How To Create a Project Plan
You may be one of the programmers who have great ideas but do not know where to start and turn those ideas into a project. If so, this article is probably useful for you.
The most crucial step in a project is “creating the project plan.” The project plan includes all the activities required to complete the project, including events, affiliations, resources, and time frames.
This article explains three necessary and simple steps to create a project plan:
1. Define the Work Breakdown Structure (WBS)
2. Identify the required resources
3. Schedule activities
Work Breakdown Structure (WBS)
Have you ever wondered how a wolf feeds on an animal as huge as a deer?
Yes, wolf tear deer to pieces. Indeed, if the wolf of our story does not do that, it will starve to death! (of course, we will not discuss the mechanism of swallowing a deer entirely by a python!)
As you see in the example, you need to break the whole project down into smaller, more manageable goals to achieve a large and complex purpose.
More scientifically speaking, a set of activities performed to achieve a goal – which can be the production of a product or a service’s performance – is called a Work Breakdown Structure (WBS). From the PMBOK standard perspective, the WBS structure is actually the heart of a project.
The same goes for creating a project plan for programming. You must first define the project using WBS and then allocate the required resources for its various parts and schedule them at the end.
The first step to prepare the WBS is to determine the subject of the project. In the next step, you should divide the project into summary tasks.
“Work packages” are the smallest unit of work that a project can be divided into when creating a Work Breakdown Structure (WBS). This part of the WBS includes activities and tasks that directly lead to a goal.
To design a WBS for a project plan, you should continuously ask yourself: What input is needed to achieve this goal?
Work packages are the central part of the project management because activities are at these levels. Each work package can be left to a specific individual or group.
These packages should be small enough for the project manager to estimate their duration, cost, and resources. The bigger the project, the more work packages there are.
Identify required resources
To better understand the project resources and how important they are, let’s play a little ” Do you prefer” game:
Suppose you have to move a large boulder to the top of a mountain.
- Do you prefer to do this with your own hands?
- Do you prefer to use a crusher and carry a small piece yourself?
- Do you prefer to get help from your friends?
These questions may be very easy to answer, but they clearly show the importance of allocating resources to a project.
Projects – especially complex ones – are like boulders being carried to the top of a mountain. To do this, you must allocate sufficient and appropriate resources to achieve your goal.
Good! What exactly are project resources?
- Project resources are the people, capital, and material needed to complete the project.
In short, project resources are what you depend on to get the job done, which can vary depending on the type of project.
Full-time or part-time employees, contractors, equipment, and supplies are examples of resources. For each type of resource, required quantities, due dates, and assigned tasks must be specified.

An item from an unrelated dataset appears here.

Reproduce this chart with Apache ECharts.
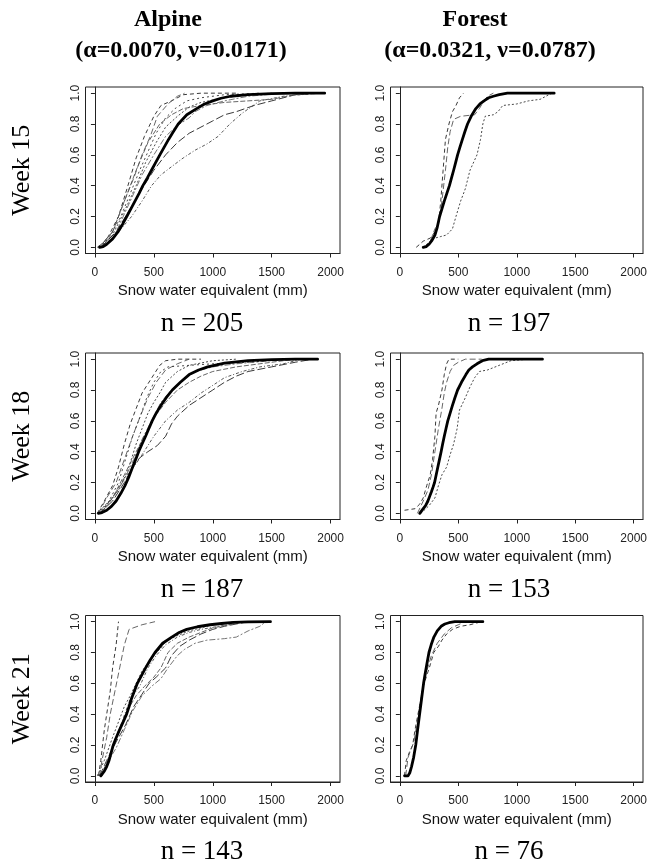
<!DOCTYPE html>
<html>
<head>
<meta charset="utf-8">
<script src="https://cdn.jsdelivr.net/npm/echarts@6/dist/echarts.min.js"></script>
<style>html,body{margin:0;padding:0;background:#fff}#c{width:650px;height:865px}</style>
</head>
<body>
<div id="c"></div>
<script>
// ---------- data ----------
const colTitles = ['Alpine', 'Forest'];
const colParams = ['(\u03b1=0.0070, \u03bd=0.0171)', '(\u03b1=0.0321, \u03bd=0.0787)'];
const rowLabels = ['Week 15', 'Week 18', 'Week 21'];
const nLabels = [['n = 205', 'n = 197'], ['n = 187', 'n = 153'], ['n = 143', 'n = 76']];
const xTicks = [0, 500, 1000, 1500, 2000];
const yTicks = [0, 0.2, 0.4, 0.6, 0.8, 1.0];
const xLabel = 'Snow water equivalent (mm)';

// Alpine, week 15
const alpineW15Fit = [[40,0],[70,0.005],[100,0.02],[150,0.055],[195,0.1],[235,0.15],[270,0.2],[305,0.25],[340,0.3],[375,0.35],[407,0.4],[445,0.45],[480,0.5],[515,0.55],[551,0.6],[588,0.65],[625,0.7],[665,0.75],[707,0.8],[780,0.86],[863,0.9],[930,0.93],[1000,0.95],[1070,0.967],[1150,0.98],[1300,0.99],[1500,0.997],[1700,1.0],[1950,1.0]];
const alpineW15Obs = [
  [[20,0],[100,0.05],[200,0.2],[280,0.4],[350,0.58],[420,0.72],[500,0.85],[560,0.92],[650,0.95],[750,0.99],[900,1.0],[1200,1.0]],
  [[30,0],[150,0.1],[250,0.3],[330,0.45],[400,0.6],[470,0.72],[530,0.85],[620,0.93],[700,0.98],[760,1.0]],
  [[40,0],[150,0.08],[260,0.25],[350,0.4],[430,0.55],[520,0.68],[600,0.78],[700,0.85],[800,0.91],[900,0.94],[1100,0.97],[1300,0.99],[1500,1.0]],
  [[50,0],[180,0.1],[300,0.3],[400,0.47],[500,0.6],[600,0.72],[700,0.79],[800,0.84],[850,0.88],[950,0.92],[1100,0.95],[1300,0.98],[1600,1.0]],
  [[50,0],[180,0.1],[300,0.25],[400,0.38],[500,0.5],[600,0.6],[700,0.68],[800,0.74],[900,0.78],[1000,0.82],[1100,0.86],[1200,0.88],[1350,0.92],[1500,0.95],[1700,0.99],[1930,1.0]],
  [[60,0],[200,0.1],[311,0.2],[400,0.3],[481,0.4],[560,0.47],[662,0.53],[750,0.58],[850,0.63],[950,0.67],[1046,0.72],[1145,0.8],[1250,0.87],[1400,0.95],[1600,0.98],[1900,1.0]],
  [[40,0],[150,0.1],[250,0.3],[350,0.5],[450,0.68],[550,0.8],[650,0.86],[750,0.9],[900,0.92],[1100,0.94],[1300,0.95],[1500,0.96],[1700,0.99],[1800,1.0]],
  [[30,0],[120,0.06],[220,0.2],[300,0.35],[380,0.5],[450,0.62],[520,0.74],[600,0.84],[680,0.9],[780,0.95],[900,0.97],[1100,0.99],[1400,1.0]]
];
// Forest, week 15
const forestW15Fit = [[200,0],[225,0.005],[250,0.02],[275,0.045],[300,0.08],[320,0.13],[340,0.2],[360,0.25],[380,0.3],[402,0.35],[424,0.4],[442,0.45],[460,0.5],[477,0.55],[494,0.6],[514,0.65],[535,0.7],[556,0.75],[579,0.8],[610,0.85],[650,0.9],[685,0.93],[720,0.95],[760,0.97],[800,0.98],[850,0.99],[920,1.0],[1320,1.0]];
const forestW15Obs = [
  [[140,0],[200,0.04],[260,0.06],[300,0.1],[330,0.15],[350,0.3],[370,0.5],[390,0.7],[420,0.8],[450,0.88],[480,0.92],[510,0.97],[545,1.0]],
  [[210,0],[260,0.04],[300,0.12],[330,0.15],[360,0.3],[390,0.5],[410,0.65],[430,0.75],[460,0.83],[520,0.85],[640,0.86],[680,0.9],[720,0.95],[750,0.98],[800,1.0]],
  [[200,0],[260,0.04],[300,0.06],[350,0.07],[400,0.08],[450,0.12],[480,0.2],[520,0.3],[560,0.38],[600,0.5],[660,0.6],[690,0.7],[710,0.8],[730,0.85],[800,0.86],[840,0.88],[880,0.92],[1000,0.93],[1100,0.95],[1200,0.96],[1300,1.0]]
];
// Alpine, week 18
const alpineW18Fit = [[30,0],[60,0.005],[100,0.02],[140,0.045],[180,0.08],[220,0.13],[255,0.18],[290,0.24],[320,0.3],[346,0.35],[371,0.4],[400,0.45],[430,0.5],[458,0.55],[486,0.6],[520,0.65],[560,0.7],[605,0.75],[657,0.8],[725,0.85],[800,0.9],[880,0.93],[957,0.95],[1100,0.975],[1300,0.99],[1500,0.997],[1700,1.0],[1890,1.0]];
const alpineW18Obs = [
  [[20,0],[80,0.08],[150,0.18],[200,0.3],[250,0.45],[300,0.58],[350,0.68],[400,0.78],[450,0.84],[500,0.9],[550,0.96],[600,0.99],[700,1.0],[900,1.0]],
  [[30,0],[100,0.1],[180,0.2],[250,0.35],[320,0.5],[380,0.62],[450,0.75],[520,0.85],[600,0.93],[700,0.97],[800,1.0]],
  [[20,0],[120,0.08],[200,0.15],[280,0.28],[350,0.45],[400,0.55],[450,0.65],[500,0.72],[550,0.78],[600,0.85],[700,0.92],[800,0.96],[1000,0.99],[1200,1.0]],
  [[40,0],[150,0.1],[250,0.22],[330,0.35],[400,0.48],[480,0.6],[560,0.72],[650,0.8],[750,0.87],[850,0.92],[1000,0.95],[1200,0.97],[1500,0.99],[1800,1.0]],
  [[40,0],[150,0.08],[250,0.2],[320,0.3],[380,0.36],[450,0.4],[530,0.44],[600,0.5],[650,0.58],[700,0.63],[800,0.7],[900,0.75],[1000,0.8],[1100,0.85],[1200,0.89],[1300,0.92],[1500,0.95],[1700,0.98],[1850,1.0]],
  [[30,0],[150,0.1],[250,0.23],[330,0.3],[400,0.38],[500,0.5],[600,0.6],[700,0.67],[800,0.72],[900,0.78],[1000,0.83],[1100,0.88],[1250,0.92],[1400,0.95],[1600,0.97],[1750,1.0]],
  [[60,0],[150,0.1],[250,0.25],[350,0.4],[420,0.5],[500,0.62],[600,0.72],[700,0.8],[800,0.85],[900,0.89],[1000,0.92],[1200,0.95],[1400,0.97],[1600,0.99],[1700,1.0]],
  [[20,0],[100,0.05],[200,0.2],[260,0.35],[320,0.5],[380,0.62],[440,0.75],[500,0.85],[560,0.92],[620,0.95],[800,0.96],[1000,0.97],[1300,0.98],[1600,1.0]]
];
// Forest, week 18
const forestW18Fit = [[170,0],[185,0.012],[200,0.03],[220,0.05],[240,0.08],[255,0.11],[270,0.14],[284,0.17],[297,0.2],[311,0.25],[325,0.3],[339,0.35],[353,0.4],[366,0.45],[380,0.5],[395,0.55],[410,0.6],[430,0.65],[450,0.7],[471,0.75],[494,0.8],[527,0.85],[565,0.9],[590,0.93],[621,0.95],[660,0.97],[706,0.99],[760,1.0],[1220,1.0]];
const forestW18Obs = [
  [[40,0.02],[130,0.03],[170,0.06],[200,0.1],[230,0.18],[260,0.25],[280,0.35],[300,0.5],[310,0.65],[330,0.7],[360,0.8],[380,0.9],[400,0.97],[420,1.0],[500,1.0]],
  [[150,0],[200,0.08],[240,0.15],[270,0.25],[300,0.4],[330,0.55],[360,0.68],[380,0.78],[400,0.85],[430,0.92],[460,0.96],[500,0.98],[560,1.0],[700,1.0]],
  [[180,0],[250,0.05],[300,0.1],[330,0.18],[360,0.25],[400,0.3],[430,0.38],[460,0.45],[490,0.55],[510,0.67],[560,0.75],[600,0.82],[640,0.88],[680,0.92],[750,0.93],[850,0.96],[950,0.99],[1100,1.0]]
];
// Alpine, week 21
const alpineW21Fit = [[50,0],[65,0.012],[80,0.03],[100,0.06],[120,0.1],[138,0.15],[156,0.2],[182,0.25],[210,0.3],[240,0.35],[269,0.4],[290,0.45],[310,0.5],[335,0.55],[360,0.6],[395,0.65],[430,0.7],[468,0.75],[510,0.8],[575,0.86],[652,0.9],[715,0.93],[779,0.95],[870,0.967],[977,0.98],[1075,0.988],[1175,0.995],[1300,0.999],[1490,1.0]];
const alpineW21Obs = [
  [[30,0],[50,0.1],[80,0.3],[110,0.45],[130,0.55],[150,0.7],[180,0.85],[200,1.0]],
  [[40,0],[60,0.1],[100,0.25],[130,0.4],[170,0.55],[210,0.7],[250,0.85],[290,0.95],[400,0.98],[510,1.0]],
  [[20,0],[80,0.1],[150,0.25],[200,0.35],[250,0.45],[300,0.52],[350,0.6],[400,0.68],[450,0.73],[500,0.78],[560,0.83],[600,0.87],[700,0.91],[800,0.94],[900,0.96],[1000,0.98],[1200,1.0]],
  [[60,0],[100,0.08],[180,0.18],[250,0.3],[320,0.42],[400,0.52],[480,0.58],[560,0.63],[620,0.7],[700,0.78],[760,0.82],[850,0.86],[950,0.88],[1100,0.89],[1200,0.9],[1300,0.94],[1400,0.97],[1450,1.0]],
  [[40,0],[100,0.1],[180,0.22],[260,0.33],[330,0.45],[400,0.53],[460,0.6],[520,0.64],[600,0.7],[650,0.78],[720,0.84],[800,0.88],[900,0.92],[1000,0.95],[1100,0.97],[1300,1.0]],
  [[30,0],[90,0.05],[150,0.2],[230,0.35],[300,0.5],[380,0.58],[450,0.7],[520,0.78],[600,0.85],[700,0.9],[800,0.93],[900,0.95],[1050,0.97],[1200,0.99],[1300,1.0]],
  [[50,0],[120,0.12],[200,0.28],[280,0.43],[350,0.52],[420,0.58],[500,0.64],[560,0.7],[620,0.8],[700,0.86],[800,0.9],[900,0.93],[1000,0.96],[1150,0.98],[1250,1.0]]
];
// Forest, week 21
const forestW21Fit = [[40,0],[70,0.0],[85,0.02],[100,0.06],[118,0.12],[136,0.2],[152,0.3],[169,0.4],[186,0.5],[203,0.6],[216,0.66],[230,0.72],[249,0.8],[268,0.85],[291,0.9],[320,0.94],[353,0.97],[385,0.985],[420,0.993],[470,1.0],[710,1.0]];
const forestW21Obs = [
  [[40,0.0],[55,0.1],[80,0.15],[110,0.2],[130,0.3],[150,0.38],[180,0.5],[200,0.58],[230,0.65],[260,0.72],[290,0.8],[330,0.84],[360,0.88],[400,0.92],[450,0.95],[520,0.97],[600,0.98],[700,1.0]],
  [[50,0],[70,0.12],[120,0.22],[160,0.4],[190,0.55],[230,0.68],[270,0.78],[320,0.86],[380,0.92],[440,0.96],[500,0.98],[560,1.0]]
];

// ---------- layout ----------
const panels = [
  {fit: alpineW15Fit, obs: alpineW15Obs}, {fit: forestW15Fit, obs: forestW15Obs},
  {fit: alpineW18Fit, obs: alpineW18Obs}, {fit: forestW18Fit, obs: forestW18Obs},
  {fit: alpineW21Fit, obs: alpineW21Obs}, {fit: forestW21Fit, obs: forestW21Obs}
];
const colLeft = [85.5, 390.5];
const colWidth = [254.5, 256];
const rowTop = [87, 353, 615.5];
const boxH = 166.5;
const dashes = [[4,3],[6,3],[2,2],[6,2,2,2],[8,3],[3,2,1,2],[5,2],[2,3]];
const lineColors = ['#222','#555','#333','#666','#222','#444','#555','#333'];

const grids = [], xAxes = [], yAxes = [], series = [];
panels.forEach((p, i) => {
  const r = Math.floor(i / 2), c = i % 2;
  grids.push({left: colLeft[c], top: rowTop[r], width: colWidth[c], height: boxH,
    show: true, borderColor: '#222', borderWidth: 1, backgroundColor: 'transparent'});
  xAxes.push({type: 'value', gridIndex: i, min: -80, max: 2080,
    name: xLabel, nameLocation: 'middle', nameGap: 30,
    nameTextStyle: {fontFamily: 'Liberation Sans', fontSize: 15, color: '#111'},
    axisLine: {show: true, onZero: false, lineStyle: {color: '#222', width: 1}},
    axisTick: {show: true, length: 4, customValues: xTicks, lineStyle: {color: '#222'}},
    axisLabel: {customValues: xTicks, margin: 13, fontFamily: 'Liberation Sans', fontSize: 12, color: '#222',
      formatter: v => String(Math.round(v))},
    splitLine: {show: false}});
  yAxes.push({type: 'value', gridIndex: i, min: -0.04, max: 1.04,
    axisLine: {show: true, lineStyle: {color: '#222', width: 1}},
    axisTick: {show: true, length: 4, customValues: yTicks, lineStyle: {color: '#222'}},
    axisLabel: {customValues: yTicks, rotate: 90, margin: 4, fontFamily: 'Liberation Sans', fontSize: 12, color: '#222',
      formatter: v => v.toFixed(1)},
    splitLine: {show: false}});
  p.obs.forEach((d, k) => {
    series.push({type: 'line', xAxisIndex: i, yAxisIndex: i, data: d, showSymbol: false, silent: true,
      lineStyle: {color: lineColors[k % lineColors.length], width: 0.9, type: dashes[k % dashes.length]}, z: 2});
  });
  series.push({type: 'line', xAxisIndex: i, yAxisIndex: i, data: p.fit, showSymbol: false, silent: true,
    lineStyle: {color: '#000', width: 2.8, join: 'round', cap: 'round'}, z: 3});
});

const graphics = [];
const titleX = [168, 475], paramX = [181, 490];
colTitles.forEach((t, c) => {
  graphics.push({type: 'text', x: titleX[c], y: 20, style: {text: t, textAlign: 'center', textVerticalAlign: 'middle',
    font: 'bold 24px "Liberation Serif"', fill: '#000'}});
  graphics.push({type: 'text', x: paramX[c], y: 51, style: {text: colParams[c], textAlign: 'center', textVerticalAlign: 'middle',
    font: 'bold 24px "Liberation Serif"', fill: '#000'}});
});
rowLabels.forEach((t, r) => {
  graphics.push({type: 'text', x: 22, y: rowTop[r] + boxH / 2, rotation: Math.PI / 2,
    style: {text: t, textAlign: 'center', textVerticalAlign: 'middle', font: '26px "Liberation Serif"', fill: '#000'}});
  nLabels[r].forEach((t2, c) => {
    graphics.push({type: 'text', x: [202, 509][c], y: rowTop[r] + boxH + 70,
      style: {text: t2, textAlign: 'center', textVerticalAlign: 'middle', font: '27px "Liberation Serif"', fill: '#000'}});
  });
});

const chart = echarts.init(document.getElementById('c'), null, {renderer: 'canvas'});
chart.setOption({animation: false, backgroundColor: '#fff', grid: grids, xAxis: xAxes, yAxis: yAxes, series: series, graphic: graphics});
</script>
</body>
</html>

As you can imagine, scheduling a project is more than just what you do to plan your weekly tasks. Project scheduling involves creating a document that describes the project schedule’s details and the organizational resources needed to do each task.
Here, you should check exactly how much time each work package needs.

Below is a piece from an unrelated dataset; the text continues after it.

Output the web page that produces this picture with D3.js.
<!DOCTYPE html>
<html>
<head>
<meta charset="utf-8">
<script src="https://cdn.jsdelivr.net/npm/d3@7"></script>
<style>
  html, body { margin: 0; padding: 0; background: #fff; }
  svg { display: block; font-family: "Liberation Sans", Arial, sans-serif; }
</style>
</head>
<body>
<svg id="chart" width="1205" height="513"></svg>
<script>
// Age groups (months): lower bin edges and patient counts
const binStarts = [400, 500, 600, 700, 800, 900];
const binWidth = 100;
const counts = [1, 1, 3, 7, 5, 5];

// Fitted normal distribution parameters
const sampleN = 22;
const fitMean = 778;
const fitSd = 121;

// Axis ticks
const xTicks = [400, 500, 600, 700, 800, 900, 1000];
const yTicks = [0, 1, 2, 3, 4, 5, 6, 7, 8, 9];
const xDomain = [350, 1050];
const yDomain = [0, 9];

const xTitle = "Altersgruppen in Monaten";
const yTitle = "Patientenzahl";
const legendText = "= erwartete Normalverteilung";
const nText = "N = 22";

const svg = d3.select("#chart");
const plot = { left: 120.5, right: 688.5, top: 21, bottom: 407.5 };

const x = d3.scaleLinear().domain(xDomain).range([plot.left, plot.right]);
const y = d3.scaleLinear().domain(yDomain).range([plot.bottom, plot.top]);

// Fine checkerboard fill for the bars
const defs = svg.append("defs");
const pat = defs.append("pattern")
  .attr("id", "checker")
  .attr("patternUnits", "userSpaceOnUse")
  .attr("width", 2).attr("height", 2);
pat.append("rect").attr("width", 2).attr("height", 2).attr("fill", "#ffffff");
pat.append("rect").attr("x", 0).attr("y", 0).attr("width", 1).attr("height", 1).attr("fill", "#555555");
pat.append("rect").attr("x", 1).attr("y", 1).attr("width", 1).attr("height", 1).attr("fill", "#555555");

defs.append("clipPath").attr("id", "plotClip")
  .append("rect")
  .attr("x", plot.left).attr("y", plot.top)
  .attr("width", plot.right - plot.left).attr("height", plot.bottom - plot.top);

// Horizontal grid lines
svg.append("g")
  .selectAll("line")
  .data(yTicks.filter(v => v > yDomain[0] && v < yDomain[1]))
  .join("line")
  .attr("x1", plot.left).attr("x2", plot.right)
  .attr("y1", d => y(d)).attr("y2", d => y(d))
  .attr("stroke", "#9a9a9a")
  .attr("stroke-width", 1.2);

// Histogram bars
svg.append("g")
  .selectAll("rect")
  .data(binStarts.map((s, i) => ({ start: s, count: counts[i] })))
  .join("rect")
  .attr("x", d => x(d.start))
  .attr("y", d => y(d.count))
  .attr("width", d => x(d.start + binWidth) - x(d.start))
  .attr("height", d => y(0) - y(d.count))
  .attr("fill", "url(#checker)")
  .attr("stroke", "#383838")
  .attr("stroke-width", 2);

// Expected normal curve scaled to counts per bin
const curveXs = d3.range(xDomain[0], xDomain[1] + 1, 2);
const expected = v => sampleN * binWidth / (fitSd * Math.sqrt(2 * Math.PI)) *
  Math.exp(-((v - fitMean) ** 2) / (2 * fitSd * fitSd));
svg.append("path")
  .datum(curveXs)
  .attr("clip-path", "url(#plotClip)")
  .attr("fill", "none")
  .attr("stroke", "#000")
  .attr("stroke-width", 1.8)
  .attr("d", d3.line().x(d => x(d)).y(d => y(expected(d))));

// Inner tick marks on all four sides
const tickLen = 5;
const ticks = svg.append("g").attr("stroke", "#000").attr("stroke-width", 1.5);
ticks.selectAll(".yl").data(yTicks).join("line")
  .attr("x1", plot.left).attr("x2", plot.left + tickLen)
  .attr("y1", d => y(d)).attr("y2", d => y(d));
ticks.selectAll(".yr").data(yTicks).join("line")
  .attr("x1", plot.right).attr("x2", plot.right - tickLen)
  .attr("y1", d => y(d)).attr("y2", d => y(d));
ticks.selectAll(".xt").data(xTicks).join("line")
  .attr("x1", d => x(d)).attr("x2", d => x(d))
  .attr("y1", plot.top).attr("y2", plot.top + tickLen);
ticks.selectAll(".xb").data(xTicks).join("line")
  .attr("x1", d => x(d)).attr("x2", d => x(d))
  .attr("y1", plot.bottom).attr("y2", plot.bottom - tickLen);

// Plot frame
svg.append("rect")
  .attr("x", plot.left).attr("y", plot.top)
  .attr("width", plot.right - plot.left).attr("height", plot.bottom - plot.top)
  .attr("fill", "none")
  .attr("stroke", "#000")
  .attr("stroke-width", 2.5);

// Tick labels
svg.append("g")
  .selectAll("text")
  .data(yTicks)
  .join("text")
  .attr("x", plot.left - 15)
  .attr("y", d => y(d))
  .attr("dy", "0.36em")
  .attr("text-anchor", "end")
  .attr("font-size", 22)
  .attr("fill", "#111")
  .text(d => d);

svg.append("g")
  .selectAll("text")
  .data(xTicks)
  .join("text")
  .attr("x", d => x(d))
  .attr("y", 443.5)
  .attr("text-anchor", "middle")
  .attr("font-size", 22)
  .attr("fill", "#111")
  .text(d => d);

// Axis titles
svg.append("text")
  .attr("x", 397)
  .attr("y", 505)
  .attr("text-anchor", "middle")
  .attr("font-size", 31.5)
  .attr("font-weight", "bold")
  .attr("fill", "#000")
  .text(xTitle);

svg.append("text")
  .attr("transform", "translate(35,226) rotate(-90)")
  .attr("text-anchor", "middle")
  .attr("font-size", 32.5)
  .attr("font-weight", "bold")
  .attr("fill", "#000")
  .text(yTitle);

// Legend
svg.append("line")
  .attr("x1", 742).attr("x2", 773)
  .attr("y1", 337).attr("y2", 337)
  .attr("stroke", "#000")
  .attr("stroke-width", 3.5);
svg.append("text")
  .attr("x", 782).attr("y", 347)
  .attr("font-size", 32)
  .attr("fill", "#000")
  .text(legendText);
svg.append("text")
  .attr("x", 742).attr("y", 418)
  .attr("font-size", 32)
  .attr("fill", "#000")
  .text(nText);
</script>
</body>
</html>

Be aware that underestimating time will make you miss the project. Being behind in one task can lead to falling behind in other related tasks and leave your client completely frustrated.
Besides, overestimating the time can cause boredom and confusion for team members and yourself. To estimate the most appropriate average, you should look at previous tasks to see how long each task takes.
In the next step, specify the start and end dates for each work package. Some tasks must be done at the same time or in combination with another task. Be sure to consider weekends or national holidays. Then enter all of these schedules into the Gantt chart and make them available to all team members.
Of course, there are several models and formulas for developing a project schedule in addition to Gantt. Each of these methods alone is worthy of the article, so we will not discuss them here. After these steps, you should officially start the project by holding a formal meeting.